For the geese photo example, the + zoom icon (magnifying glass) at the bottom of the Navigation dialog was used to set the zoom to 1:1 (actual size) in moving towards Figure 6, below. That's so the image fills the canvass window and we are seeing it as it will appear on a Web page when we make the brightness and contrast adjustments.
Overall, the geese photo in Figure 5 is a little too dark. So, let's brighten it up some.
To do that, open the Brightness-Contrast color tool dialog. Go to the Menu Bar on the canvass window and click Tools > Color Tools > Brightness-Contrast. Then the Brightness level is set to 36 and the Contrast level is set to 100. Please see Figure 6.
This brightness-contrast adjustment brings out the blueness of the water and makes the water appear more watery. However, there are tradeoffs when you do these sorts of adjustments.

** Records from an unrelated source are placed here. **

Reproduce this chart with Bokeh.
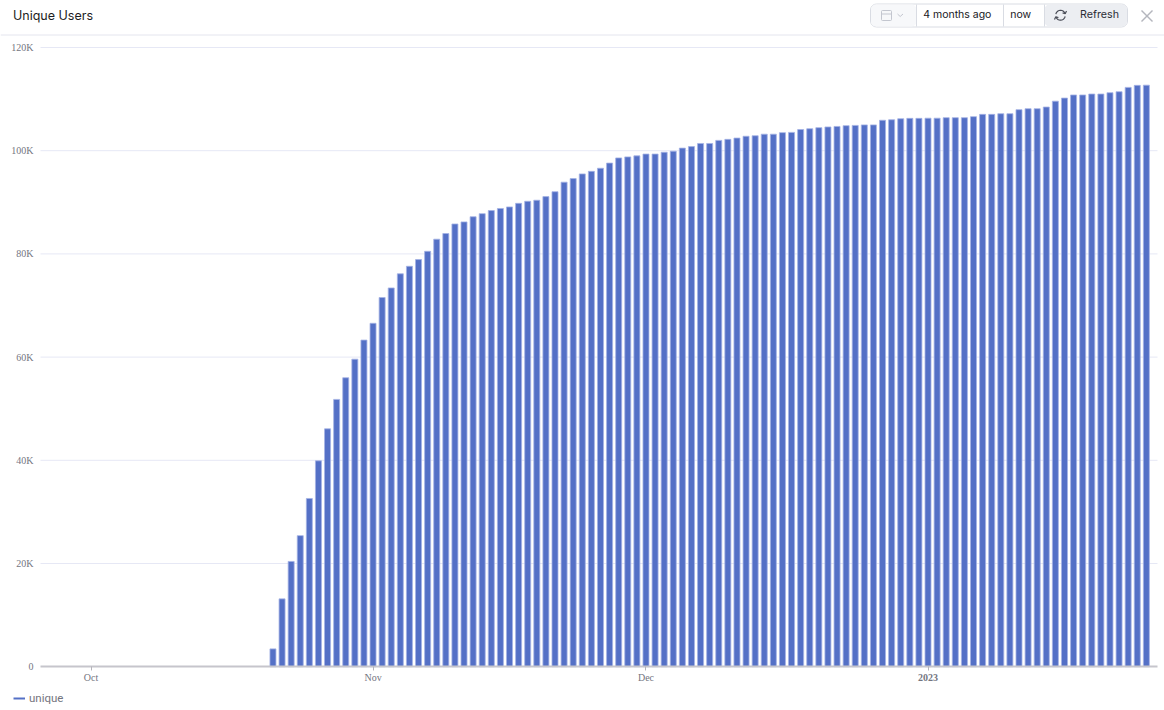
from datetime import datetime, timedelta
import math
from bokeh.plotting import figure
from bokeh.core.properties import value
from bokeh.models import Range1d, FixedTicker, BoxAnnotation, Legend, LegendItem, ColumnDataSource
from bokeh.embed import file_html
from bokeh.resources import INLINE

first_day = datetime(2022, 10, 21)
unique_k = [3.45, 13.15, 20.4, 25.4, 32.6, 39.9, 46.1, 51.8, 56.0, 59.6, 63.3,
            66.55, 71.55, 73.4, 76.15, 77.6, 78.9, 80.5, 82.85, 83.95, 85.8, 86.2, 87.2, 87.8,
            88.4, 88.8, 89.1, 89.8, 90.2, 90.4, 91.1, 92.05, 93.9, 94.6, 95.5, 96.0, 96.6, 97.6,
            98.6, 98.8, 99.0, 99.35, 99.35, 99.7, 99.9, 100.5, 100.8, 101.4, 101.4, 102.0, 102.2,
            102.45, 102.8, 102.9, 103.2, 103.2, 103.5, 103.55, 104.1, 104.26, 104.46, 104.6, 104.7,
            104.85, 104.9, 105.0, 105.0, 105.9, 106.0, 106.2, 106.27, 106.27, 106.3, 106.3, 106.4,
            106.4, 106.4, 106.6, 107.04, 107.04, 107.17, 107.17, 107.95, 108.14, 108.14, 108.46,
            109.6, 110.2, 110.8, 110.8, 110.98, 110.98, 111.24, 111.43, 112.27, 112.66, 112.7]
y_ticks = [0, 20000, 40000, 60000, 80000, 100000, 120000]
y_labels = ["0", "20K", "40K", "60K", "80K", "100K", "120K"]
x_tick_dates = [datetime(2022, 10, 1), datetime(2022, 11, 1), datetime(2022, 12, 1), datetime(2023, 1, 1)]
x_tick_labels = ["Oct", "Nov", "Dec", "2023"]
series_name = "unique"
title_text = "Unique Users"
time_from, time_to, refresh_text = "4 months ago", "now", "Refresh"

BLUE = "#5470c6"
TICK_COLOR = "#74757f"
DAY_MS = 86400000.0
def ms(d):
    return (d - datetime(1970, 1, 1)).total_seconds() * 1000.0

W, H = 1164, 710
PX_PER_DAY = 9.098
oct1_px, plot_l, plot_r, plot_t, plot_b = 90.5, 40, 1157, 47, 666.2
MS_PER_PX = DAY_MS / PX_PER_DAY
VAL_PER_PX = 120000 / (plot_b - plot_t)
oct1 = ms(x_tick_dates[0])

# The frame covers the whole page so that header and legend can live inside it.
def dx(px): return oct1 + (px - oct1_px) * MS_PER_PX
def dy(py): return (plot_b - py) * VAL_PER_PX

dates = [ms(first_day + timedelta(days=i)) for i in range(len(unique_k))]
values = [v * 1000 for v in unique_k]

p = figure(width=W, height=H, output_backend="svg", toolbar_location=None,
           x_range=Range1d(dx(0), dx(W)), y_range=Range1d(dy(H), dy(0)),
           min_border_left=0, min_border_right=0, min_border_top=0, min_border_bottom=0)
p.outline_line_color = None
p.background_fill_color = "white"
p.border_fill_color = "white"
p.xgrid.visible = False
p.ygrid.visible = False

xa = p.xaxis[0]
xa.fixed_location = 0
xa.bounds = (dx(plot_l), dx(plot_r))
xa.ticker = FixedTicker(ticks=[ms(d) for d in x_tick_dates], minor_ticks=[])
xa.major_label_overrides = {ms(d): ("" if t == "2023" else t) for d, t in zip(x_tick_dates, x_tick_labels)}
xa.axis_line_color = "#c6c5cc"
xa.axis_line_width = 2
xa.major_tick_line_color = "#b5b4bb"
xa.major_tick_in = 0
xa.major_tick_out = 4
xa.minor_tick_line_color = None
xa.major_label_standoff = 1
xa.major_label_text_font = "Liberation Serif"
xa.major_label_text_font_size = "10px"
xa.major_label_text_color = TICK_COLOR

ya = p.yaxis[0]
ya.fixed_location = dx(plot_l)
ya.ticker = FixedTicker(ticks=y_ticks, minor_ticks=[])
ya.major_label_overrides = dict(zip(y_ticks, y_labels))
ya.axis_line_color = None
ya.major_tick_line_color = None
ya.minor_tick_line_color = None
ya.major_tick_in = 0
ya.major_tick_out = 0
ya.major_label_standoff = 7
ya.major_label_text_font = "Liberation Serif"
ya.major_label_text_font_size = "10px"
ya.major_label_text_color = TICK_COLOR

# Grid rules, limited to the plot area
grid_ticks = y_ticks[1:]
p.segment(x0=[dx(plot_l)] * len(grid_ticks), x1=[dx(plot_r)] * len(grid_ticks), y0=grid_ticks, y1=grid_ticks,
          line_color="#e6e8f5", line_width=1)

src = ColumnDataSource(dict(date=dates, value=values))
p.vbar(x="date", top="value", bottom=0, width=0.66 * DAY_MS, source=src,
       fill_color=BLUE, line_color="#a4b3e4", line_width=0.8)

swatch = p.line(x=[dates[0], dates[1]], y=[float("nan"), float("nan")], line_color=BLUE, line_width=2)
legend = Legend(items=[LegendItem(label=series_name, renderers=[swatch])],
                location=(13, 5), orientation="horizontal",
                padding=0, margin=0, border_line_color=None, background_fill_alpha=0,
                glyph_width=12, glyph_height=12, label_standoff=4, label_height=12,
                label_text_font="Roboto", label_text_font_size="11.5px", label_text_color="#74747e")
p.add_layout(legend, "center")

def label(text, x, y, size="11px", color="#1c1c22", font="Inter", align="left", style="normal"):
    p.text(x=[dx(x)], y=[dy(y)], text=[text], text_font=value(font), text_font_size=value(size),
           text_color=color, text_align=align, text_baseline="middle", text_font_style=style)

def box(l, r, t, b, fill, line=None, radius=0, width=1):
    p.add_layout(BoxAnnotation(left=dx(l), right=dx(r), top=dy(t), bottom=dy(b),
                               fill_color=fill or "white", fill_alpha=1 if fill else 0,
                               line_color=line or "white", line_width=width,
                               line_alpha=1 if line else 0, border_radius=radius, level="underlay"))

def stroke(pts, color="#6b6f7a", width=1.2):
    p.line(x=[dx(a) for a, _ in pts], y=[dy(b) for _, b in pts], line_color=color, line_width=width)

def arc(cx0, cy0, r, a0, a1, n=14):
    return [(cx0 + r * math.cos(math.radians(a0 + (a1 - a0) * i / n)),
             cy0 + r * math.sin(math.radians(a0 + (a1 - a0) * i / n))) for i in range(n + 1)]

# Header
stroke([(0, 34.5), (W, 34.5)], "#e4e5ee", 1)
label(title_text, 12.5, 14.7, size="12.5px", color="#1d1d24")

box(870, 1127, 3.5, 26.5, "#ffffff", "#d9dce3", 6)
box(870.5, 916, 4, 26, "#f7f8fa", None, 5)
box(1044, 1126.5, 4, 26, "#eceef2", None, 5)
for xpos in (916, 1003, 1044):
    stroke([(xpos, 4), (xpos, 26)], "#d9dce3", 1)
label(time_from, 922.7, 14.2, size="10.5px", color="#17171c")
label(time_to, 1009.7, 14.2, size="10.5px", color="#17171c")
label(refresh_text, 1079.5, 14.2, size="10.7px", color="#2b2d35")

# Calendar icon
box(881, 891, 10, 20, None, "#c3c6cf", 1)
stroke([(881, 13.5), (891, 13.5)], "#c3c6cf", 1)
# Chevron
stroke([(897, 13.5), (899.7, 16), (902.5, 13.5)], "#c3c6cf", 1)
# Refresh icon
stroke(arc(1060, 14.5, 4.7, 190, 340), "#4a4d57", 1.2)
stroke([(1066, 10.5), (1064.7, 13.3), (1062.1, 12.4)], "#4a4d57", 1.2)
stroke(arc(1060, 15, 4.7, 10, 160), "#4a4d57", 1.2)
stroke([(1054, 19), (1055.3, 16.2), (1057.9, 17.1)], "#4a4d57", 1.2)
# Close icon
stroke([(1141, 10), (1152, 21)], "#b4b6bd", 1.4)
stroke([(1152, 10), (1141, 21)], "#b4b6bd", 1.4)

# Bold year tick
p.text(x=[ms(x_tick_dates[3])], y=[dy(677)], text=[x_tick_labels[3]], text_font=value("Liberation Serif"),
       text_font_size=value("10px"), text_font_style="bold", text_color=TICK_COLOR,
       text_align="center", text_baseline="middle")

open("out.html", "w").write(file_html(p, INLINE))
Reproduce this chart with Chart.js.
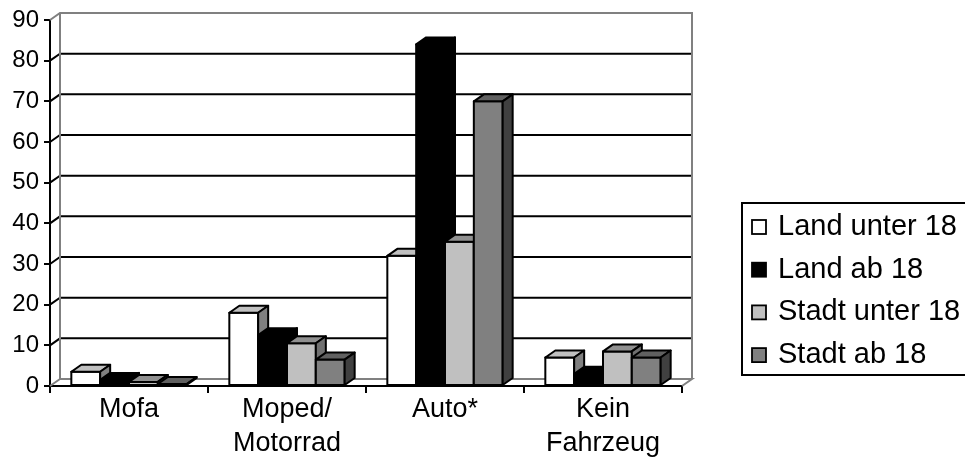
<!DOCTYPE html>
<html>
<head>
<meta charset="utf-8">
<script src="https://cdn.jsdelivr.net/npm/chart.js@4/dist/chart.umd.min.js"></script>
<style>
  html, body { margin: 0; padding: 0; background: #fff; }
  #wrap { width: 965px; height: 461px; }
</style>
</head>
<body>
<div id="wrap"><canvas id="c" width="965" height="461"></canvas></div>
<script>
// Verkehrsmittel nach Wohnort und Alter (Anteile in %)
const categories = ['Mofa', ['Moped/', 'Motorrad'], 'Auto*', ['Kein', 'Fahrzeug']];
const seriesNames = ['Land unter 18', 'Land ab 18', 'Stadt unter 18', 'Stadt ab 18'];
const landUnter18 = [3.5, 18, 32, 7];
const landAb18 = [1.5, 12.5, 84, 3];
const stadtUnter18 = [1, 10.5, 35.5, 8.5];
const stadtAb18 = [0.5, 6.5, 70, 7];
const yMin = 0, yMax = 90, yStep = 10;

// face colours of each 3D column: front, top, side
const faceColors = [
  ['#ffffff', '#c0c0c0', '#808080'],
  ['#000000', '#000000', '#000000'],
  ['#c0c0c0', '#909090', '#707070'],
  ['#808080', '#606060', '#404040']
];

const FONT = "'Liberation Sans', Arial, Helvetica, sans-serif";
const DX = 10, DY = 7;   // depth offset of the 3D room and columns

// back wall, floor and gridlines of the 3D room
const room3d = {
  id: 'room3d',
  beforeDatasetsDraw(chart) {
    const { ctx, chartArea: a, scales: { y } } = chart;
    const top = y.getPixelForValue(yMax), bottom = y.getPixelForValue(yMin);
    ctx.save();
    ctx.fillStyle = '#ffffff';
    ctx.fillRect(a.left + DX, top - DY, a.right - a.left, bottom - top);
    // gridlines: along the side wall, then across the back wall
    ctx.strokeStyle = '#000000';
    ctx.lineWidth = 2;
    for (let v = yMin + yStep; v < yMax; v += yStep) {
      const p = y.getPixelForValue(v);
      ctx.beginPath();
      ctx.moveTo(a.left, p);
      ctx.lineTo(a.left + DX, p - DY);
      ctx.lineTo(a.right + DX, p - DY);
      ctx.stroke();
    }
    // wall and floor outline
    ctx.strokeStyle = '#808080';
    ctx.lineWidth = 2;
    ctx.beginPath();
    ctx.moveTo(a.left, top);
    ctx.lineTo(a.left + DX, top - DY);
    ctx.lineTo(a.right + DX, top - DY);
    ctx.lineTo(a.right + DX, bottom - DY);
    ctx.moveTo(a.left + DX, top - DY);
    ctx.lineTo(a.left + DX, bottom - DY);
    ctx.lineTo(a.right + DX, bottom - DY);
    ctx.lineTo(a.right, bottom);
    ctx.moveTo(a.left, bottom);
    ctx.lineTo(a.left + DX, bottom - DY);
    ctx.stroke();
    ctx.restore();
  },
  afterDatasetsDraw(chart) {
    const ctx = chart.ctx;
    ctx.save();
    ctx.lineJoin = 'round';
    ctx.strokeStyle = '#000000';
    ctx.lineWidth = 2;
    chart.data.datasets.forEach((ds, i) => {
      const [front, topC, side] = faceColors[i];
      chart.getDatasetMeta(i).data.forEach(el => {
        const { x, y, base, width } = el.getProps(['x', 'y', 'base', 'width'], true);
        const l = x - width / 2, r = x + width / 2;
        // front face
        ctx.fillStyle = front;
        ctx.beginPath();
        ctx.rect(l, y, r - l, base - y);
        ctx.fill(); ctx.stroke();
        // top face
        ctx.fillStyle = topC;
        ctx.beginPath();
        ctx.moveTo(l, y);
        ctx.lineTo(l + DX, y - DY);
        ctx.lineTo(r + DX, y - DY);
        ctx.lineTo(r, y);
        ctx.closePath();
        ctx.fill(); ctx.stroke();
        // side face
        ctx.fillStyle = side;
        ctx.beginPath();
        ctx.moveTo(r, y);
        ctx.lineTo(r + DX, y - DY);
        ctx.lineTo(r + DX, base - DY);
        ctx.lineTo(r, base);
        ctx.closePath();
        ctx.fill(); ctx.stroke();
      });
    });
    ctx.restore();
  },
  afterDraw(chart) {
    // framed legend on the right
    const ctx = chart.ctx;
    ctx.save();
    ctx.strokeStyle = '#000000';
    ctx.lineWidth = 2;
    ctx.strokeRect(742, 203, 240, 172);
    ctx.font = '29px ' + FONT;
    ctx.textBaseline = 'alphabetic';
    ctx.textAlign = 'left';
    chart.data.datasets.forEach((ds, i) => {
      const base = 235 + i * 42.7;
      ctx.fillStyle = faceColors[i][0];
      ctx.lineWidth = 1.8;
      ctx.fillRect(752, base - 15, 14, 14);
      ctx.strokeRect(752, base - 15, 14, 14);
      ctx.fillStyle = '#000000';
      ctx.fillText(ds.label, 778, base);
    });
    ctx.restore();
  }
};

const seriesValues = [landUnter18, landAb18, stadtUnter18, stadtAb18];

new Chart(document.getElementById('c'), {
  type: 'bar',
  data: {
    labels: categories,
    datasets: seriesNames.map((name, i) => ({
      label: name,
      data: seriesValues[i],
      backgroundColor: 'rgba(0,0,0,0)',
      borderWidth: 0
    }))
  },
  options: {
    responsive: false,
    animation: false,
    devicePixelRatio: 1,
    layout: { padding: { left: 0, right: 283, top: 20, bottom: 0 } },
    datasets: { bar: { barPercentage: 1, categoryPercentage: 0.73 } },
    plugins: { legend: { display: false }, tooltip: { enabled: false } },
    scales: {
      x: {
        grid: { drawOnChartArea: false, drawTicks: true, tickLength: 7, color: '#000', lineWidth: 2, offset: true },
        border: { color: '#000', width: 2 },
        ticks: { color: '#000', font: { family: FONT, size: 27, lineHeight: 1.24 }, padding: 0, maxRotation: 0, autoSkip: false },
        afterFit(s) { s.height = 75; }
      },
      y: {
        min: yMin, max: yMax,
        grid: { drawOnChartArea: false, drawTicks: true, tickLength: 6, color: '#000', lineWidth: 2 },
        border: { color: '#000', width: 2 },
        ticks: { stepSize: yStep, color: '#000', font: { family: FONT, size: 24 }, padding: 5 },
        afterFit(s) { s.width = 50; }
      }
    }
  },
  plugins: [room3d]
});
</script>
</body>
</html>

Please notice that although the photo overall is much brighter and livelier, the feathers coloration has changed and is somewhat faded.
Figure 7, on page 4, is the same geese photo with the Brightness level set to 40 and the Contrast level set to 30. The feathers are truer in color and detail to the real scene that was photographed. But it just does not have the zing of the rendition created in Figure 6.
There are editing tricks that could be used to have both the zing of the bluer, more watery, water and the truer, more original color and detail of the feathers in the same photo. However, those tricks are beyond the scope of this lesson.
To adjust the brightness and contrast for your photo or image just do the same things. Go to the Menu Bar on the canvass window and click Tools > Color Tools > Brightness-Contrast. Then play around with the brightness and contrast adjustment settings.
If you do not have a Menu Bar on the canvass window, alternate click anywhere on the canvass. That pops up a menu. In that popup menu, click Tools > Color Tools > Brightness-Contrast to bring up the Brightness-Contrast dialog box.
When you get your photograph or image just the way you want it, save it. To save your edited photo, alternate click anywhere on the canvas and then click File > Save As.